3. “I have a dead mom. And right after she died, I really felt like I had it the worst, but then I was on Facebook and I saw someone had posted this picture of a bouquet of flowers with the caption “Rest in Peace Sara...2000-2015. Such a tragedy.” And I said to myself: “Oh my God, only fifteen? That’s so sad! I’ve gone through nothing. And then, I keep clicking through the photos, and I realize Sara...is a fucking dog. Like, a big dog too, like a German Shepherd. A German Shepherd dying at fifteen is not a tragedy. That’s fucking remarkable.”
4. “The first sketch I pitched was a darkly comedic piece about date rape. The joke was that instead of saying the word “rape,” the character in the scene said the word “duke” in its place. This was around the time of the Duke lacrosse scandal, and I thought “date duke” might catch on as a clever euphemism.”
5. “If you had someone close to you die, let me ask you this question: Do you remember a single card that made you feel better after it happened? Do you remember what any of them said? Did you even bother to read any of them? I hope you didn’t, because if you did, it probably just made you feel worse. When you are feeling devastated beyond hope, the last thing you want to look at is some kind of flowery bullshit, embossed in gold on a piece of parchment.”

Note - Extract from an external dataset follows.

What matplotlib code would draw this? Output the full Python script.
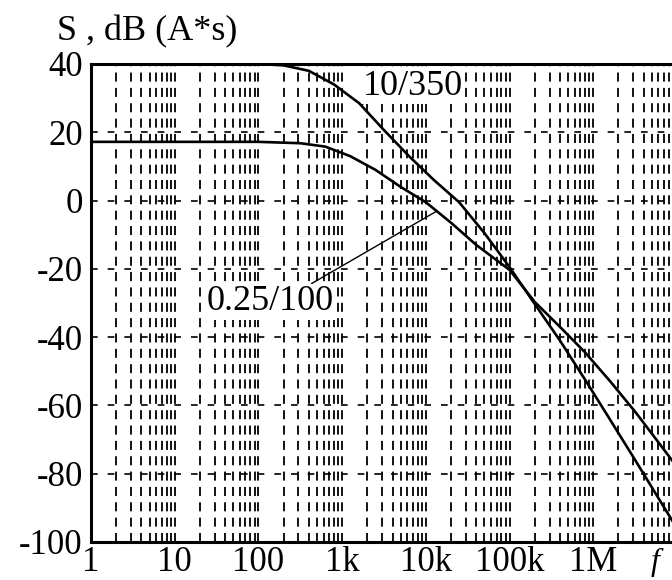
import matplotlib
matplotlib.use('Agg')
from matplotlib import pyplot as plt
from matplotlib.ticker import LogLocator, NullFormatter
import numpy as np

plt.rcParams['font.family'] = ['Liberation Serif', 'DejaVu Serif']
plt.rcParams['axes.unicode_minus'] = False

# spectra, frequency in Hz, S in dB (A*s)
f_10_350 = [1, 100, 200, 400, 800, 1.6e3, 3.2e3, 6.3e3, 12.5e3, 25e3, 50e3,
            100e3, 200e3, 400e3, 800e3, 1.6e6, 3.2e6, 6.3e6, 10e6]
s_10_350 = [40, 40, 39.6, 38, 34, 28.5, 20.5, 13, 6, -0.5, -9.5,
            -19.5, -30.3, -41, -52.5, -64.3, -76.2, -88, -96]

f_025_100 = [1, 100, 316, 630, 1.25e3, 2.5e3, 5e3, 10e3, 20e3, 40e3,
             100e3, 200e3, 400e3, 800e3, 1.6e6, 3.2e6, 6.3e6, 10e6]
s_025_100 = [17.2, 17.2, 16.8, 15.8, 13, 9, 4, -0.5, -6.5, -13,
             -20.3, -29.7, -37, -44.5, -53, -62, -71.5, -78]

x_ticks = [1, 10, 100, 1e3, 1e4, 1e5, 1e6]
x_labels = ['1', '10', '100', '1k', '10k', '100k', '1M']
y_ticks = [40, 20, 0, -20, -40, -60, -80, -100]

fs = 25

fig = plt.figure(figsize=(6.72, 5.80), dpi=100)
ax = fig.add_axes([91/672, 1 - 542/580, 586/672, 478/580])

ax.plot(f_10_350, s_10_350, color='black', lw=1.9, zorder=4)
ax.plot(f_025_100, s_025_100, color='black', lw=1.9, zorder=4)

ax.set_xscale('log')
ax.set_xlim(1, 1e7)
ax.set_ylim(-100, 40)
ax.set_xticks(x_ticks)
ax.set_xticklabels(x_labels)
ax.xaxis.set_minor_locator(LogLocator(base=10, subs=np.arange(2, 10), numticks=100))
ax.xaxis.set_minor_formatter(NullFormatter())
ax.set_yticks(y_ticks)
ax.set_yticklabels([str(v) for v in y_ticks])
ax.tick_params(which='both', length=0, labelsize=fs)
ax.tick_params(axis='x', pad=3)
ax.tick_params(axis='y', pad=6)

ax.grid(which='both', axis='x', color='black', lw=1.3, ls=(0, (5, 3.5)))
ax.grid(which='major', axis='y', color='black', lw=1.2, ls=(0, (4, 6)))

for side in ['left', 'bottom', 'top']:
    ax.spines[side].set_linewidth(2.2)
ax.spines['right'].set_visible(False)

# axis captions
fig.text(57/672, 1 - 32/580, 'S , dB (A*s)', fontsize=fs + 1, va='center', ha='left')
ax.text(10**6.74, -0.012, 'f', style='italic', fontsize=fs - 2, ha='center', va='top',
        transform=ax.get_xaxis_transform())

# curve labels with leaders
p1 = 10**3.22
ax.annotate('10/350', xy=(p1, np.interp(np.log10(p1), np.log10(f_10_350), s_10_350)),
            xytext=(10**3.84, 33.5), fontsize=fs + 1, ha='center', va='center',
            arrowprops=dict(arrowstyle='-', color='black', lw=1.0,
                            shrinkA=0, shrinkB=0, relpos=(0.2, 0.0)),
            bbox=dict(boxstyle='square,pad=0.05', fc='white', ec='none'))
p2 = 10**4.13
ax.annotate('0.25/100', xy=(p2, np.interp(np.log10(p2), np.log10(f_025_100), s_025_100)),
            xytext=(10**2.14, -29.7), fontsize=fs + 1, ha='center', va='center',
            arrowprops=dict(arrowstyle='-', color='black', lw=1.0,
                            shrinkA=0, shrinkB=0, relpos=(0.8, 1.0)),
            bbox=dict(boxstyle='square,pad=0.05', fc='white', ec='none'))

fig.savefig('out.png', dpi=100)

6. “I defended Kathy Griffin’s right to publish that photo [of herself holding Donald Trump’s severed head] at the time, and that’s not just because I enjoyed so many episodes of My Life on the D-List. (Even though I certainly did.) It also wasn’t because I loved that image, because I actually thought it was pretty gross….To me, it’s more important to live in a culture wherein a person, any person, doesn’t have to worry that his or her attempt at communication or humor will result in the complete annihilation of their entire life.”
Answers to the quiz: 1: B. 2: B. 3: A. 4: B. 5: A. 6: A.